I finished the Crucible last night. Loved it. I was so infuriated with the whole town, can’t believe that these types of trials actually happened!
He of course took several liberties with the facts of the Salem witch trials, but it doesn’t change the horrific impact of mass hysteria and fearmongering on targeted individuals. Definitely worth thinking about.
He was also very deliberately drawing a direct parallel to the McCarthyite hysteria of his own time. As I recall (haven’t read the book since high school but did see the movie version several years ago, and I’m not sure how closely that followed) the thing that really makes her protagonist balk and is responsible for his death is his refusal to implicate others (or to name names, in other words).
Leslie Jaszczak The screenplay was written by Arthur Miller himself and is almost an exact rendering of the stage play. It’s one of my favorite movies.
@Leslie It is metaphorically what happened to Miller himself. He was summoned to the McCarthy hearings and refused to name names. He suffered a significant backlash in his professional life because of it.

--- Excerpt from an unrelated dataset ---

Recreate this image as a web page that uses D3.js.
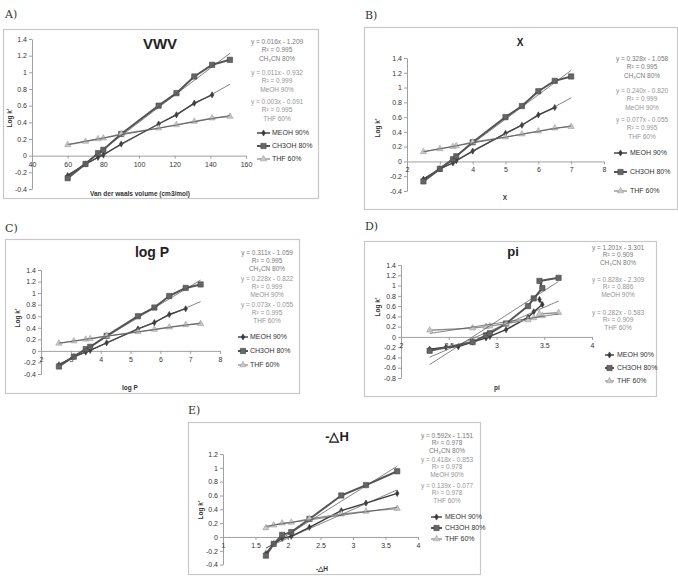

That’s why I loved this play/book. In many ways, it is just as applicable today as its was in the 1600’s when it actually happened. Remember a couple of years back with all the scary clown hysteria? Lots of people, mostly young, saw scary clowns everywhere yet no one could prove anything. For a week or so, we had more scary clowns running around our small community than we had people that actually live here…lol!
It’s not a coincidence Miller wrote this around the time of the McCarthy hearings. History doesn’t repeat itself — human nature does.
Simply because a legal action has state or social support does not make it just or tolerable. We human beings continue to do amazingly stupid things century after century – which is why Miller’s message is a timeless warning. https://www.nbc4i.com/news/u-s-world/italian-court-rules-victim-too-ugly-to-be-raped/1850736795
I am teaching this with my students right now. They always love it, and they are always shocked by it!
I wish that I would have been taught history through the use of literature. I remember learning about the Salem Witch Trials in passing during American History, but they did not become real to me until a year later when we read The Crucible in American Literature.
If only we learned from history …. but I loved the book
I think that Arthur Miller was at his peak when he wrote this. I was so overwhelmed, when I read it for the first time, that I immediately started at the beginning and read it for the second time in one sitting.
If you like The Crucible, read Margaret Atwood’s poem Half Hanged Mary.
Also, An Occuuurrence at Owl Creek Bridge by Ambrose Bierce (short story).
As timeless as today’s news
I haven’t read this, but it’s on the list now, thanks.